#### REQUIRED TASK:
Go through the entries below and collect each line with the string "this" in it.

#### ITEMS:
## start
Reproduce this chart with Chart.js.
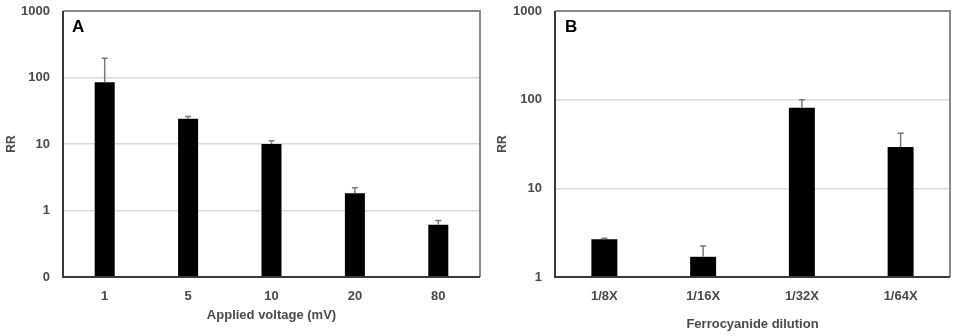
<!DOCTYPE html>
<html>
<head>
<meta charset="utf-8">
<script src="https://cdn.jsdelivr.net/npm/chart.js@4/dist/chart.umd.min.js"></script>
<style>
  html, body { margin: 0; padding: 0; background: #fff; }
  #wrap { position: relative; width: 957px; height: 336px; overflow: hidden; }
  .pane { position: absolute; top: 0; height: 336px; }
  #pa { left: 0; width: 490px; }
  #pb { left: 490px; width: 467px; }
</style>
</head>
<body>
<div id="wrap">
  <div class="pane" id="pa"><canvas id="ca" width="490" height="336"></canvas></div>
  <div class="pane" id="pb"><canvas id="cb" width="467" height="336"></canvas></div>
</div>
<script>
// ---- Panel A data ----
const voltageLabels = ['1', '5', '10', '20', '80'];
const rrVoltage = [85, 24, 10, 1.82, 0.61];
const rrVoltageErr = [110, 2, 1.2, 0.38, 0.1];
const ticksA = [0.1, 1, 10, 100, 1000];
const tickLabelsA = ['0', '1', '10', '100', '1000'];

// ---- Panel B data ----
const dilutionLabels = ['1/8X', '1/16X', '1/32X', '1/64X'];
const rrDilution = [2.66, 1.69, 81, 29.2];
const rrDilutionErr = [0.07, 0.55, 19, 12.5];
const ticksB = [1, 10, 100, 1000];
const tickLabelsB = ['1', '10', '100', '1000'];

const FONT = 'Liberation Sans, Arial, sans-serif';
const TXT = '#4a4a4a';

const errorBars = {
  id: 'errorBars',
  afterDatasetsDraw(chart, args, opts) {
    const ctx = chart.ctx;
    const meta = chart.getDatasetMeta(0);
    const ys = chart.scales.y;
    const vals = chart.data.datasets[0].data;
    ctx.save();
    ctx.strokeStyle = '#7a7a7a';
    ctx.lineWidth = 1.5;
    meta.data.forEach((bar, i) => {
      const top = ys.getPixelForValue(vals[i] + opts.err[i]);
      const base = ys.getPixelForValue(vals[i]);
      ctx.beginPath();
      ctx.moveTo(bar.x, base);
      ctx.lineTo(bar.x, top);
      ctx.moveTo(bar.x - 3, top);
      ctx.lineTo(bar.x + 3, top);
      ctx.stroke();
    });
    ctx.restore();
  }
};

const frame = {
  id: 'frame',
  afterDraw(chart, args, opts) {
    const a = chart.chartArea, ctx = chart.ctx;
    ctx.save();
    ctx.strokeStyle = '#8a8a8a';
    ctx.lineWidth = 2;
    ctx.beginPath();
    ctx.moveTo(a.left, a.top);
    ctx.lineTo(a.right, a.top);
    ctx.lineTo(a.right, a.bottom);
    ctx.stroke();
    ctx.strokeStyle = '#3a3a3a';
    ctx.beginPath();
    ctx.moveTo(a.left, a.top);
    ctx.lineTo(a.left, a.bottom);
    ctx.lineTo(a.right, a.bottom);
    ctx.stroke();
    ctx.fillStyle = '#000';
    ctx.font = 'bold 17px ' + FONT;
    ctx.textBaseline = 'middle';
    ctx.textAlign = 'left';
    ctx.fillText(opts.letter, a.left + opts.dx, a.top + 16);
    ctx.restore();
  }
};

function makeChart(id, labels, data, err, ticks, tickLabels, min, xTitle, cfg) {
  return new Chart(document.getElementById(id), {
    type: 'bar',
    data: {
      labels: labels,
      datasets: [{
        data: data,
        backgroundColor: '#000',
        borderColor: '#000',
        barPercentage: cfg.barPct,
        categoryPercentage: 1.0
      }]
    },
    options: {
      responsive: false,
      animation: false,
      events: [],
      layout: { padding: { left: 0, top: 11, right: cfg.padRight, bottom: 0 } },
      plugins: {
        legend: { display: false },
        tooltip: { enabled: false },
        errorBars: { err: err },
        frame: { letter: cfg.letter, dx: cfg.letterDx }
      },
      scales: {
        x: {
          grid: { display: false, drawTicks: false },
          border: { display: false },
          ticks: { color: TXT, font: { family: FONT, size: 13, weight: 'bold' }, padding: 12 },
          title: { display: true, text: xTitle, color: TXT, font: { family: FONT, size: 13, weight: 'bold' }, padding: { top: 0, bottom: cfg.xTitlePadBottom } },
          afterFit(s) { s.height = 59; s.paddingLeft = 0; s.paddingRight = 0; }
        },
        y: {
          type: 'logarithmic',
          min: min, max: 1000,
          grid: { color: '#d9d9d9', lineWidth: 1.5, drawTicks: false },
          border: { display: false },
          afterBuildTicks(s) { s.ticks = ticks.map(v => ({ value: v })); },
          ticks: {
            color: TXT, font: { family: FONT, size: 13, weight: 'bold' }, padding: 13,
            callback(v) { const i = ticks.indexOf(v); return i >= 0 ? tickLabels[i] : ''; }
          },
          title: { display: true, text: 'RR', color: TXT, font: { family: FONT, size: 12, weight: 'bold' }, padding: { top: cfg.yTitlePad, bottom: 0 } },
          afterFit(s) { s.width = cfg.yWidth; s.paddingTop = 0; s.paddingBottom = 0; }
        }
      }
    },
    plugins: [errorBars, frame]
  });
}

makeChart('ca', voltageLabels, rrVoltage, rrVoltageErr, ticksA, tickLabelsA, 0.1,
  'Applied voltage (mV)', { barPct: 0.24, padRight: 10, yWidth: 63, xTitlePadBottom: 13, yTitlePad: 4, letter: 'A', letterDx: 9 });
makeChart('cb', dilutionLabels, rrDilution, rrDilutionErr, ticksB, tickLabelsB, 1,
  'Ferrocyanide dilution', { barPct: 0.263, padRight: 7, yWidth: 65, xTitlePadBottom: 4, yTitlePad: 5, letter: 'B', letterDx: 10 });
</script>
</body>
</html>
## end
## start
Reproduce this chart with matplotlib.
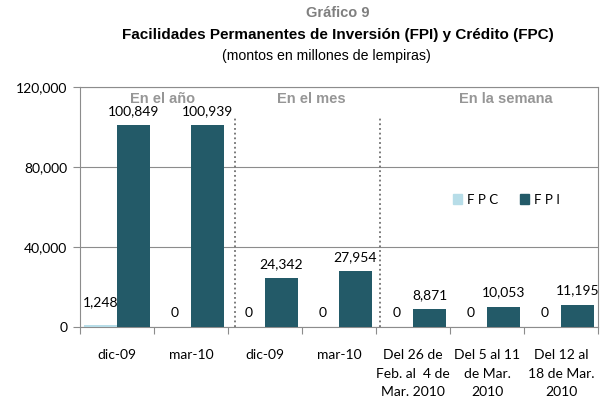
## end
#### COMPLETED EXERCISE:
Reproduce this chart with Chart.js.
Reproduce this chart with matplotlib.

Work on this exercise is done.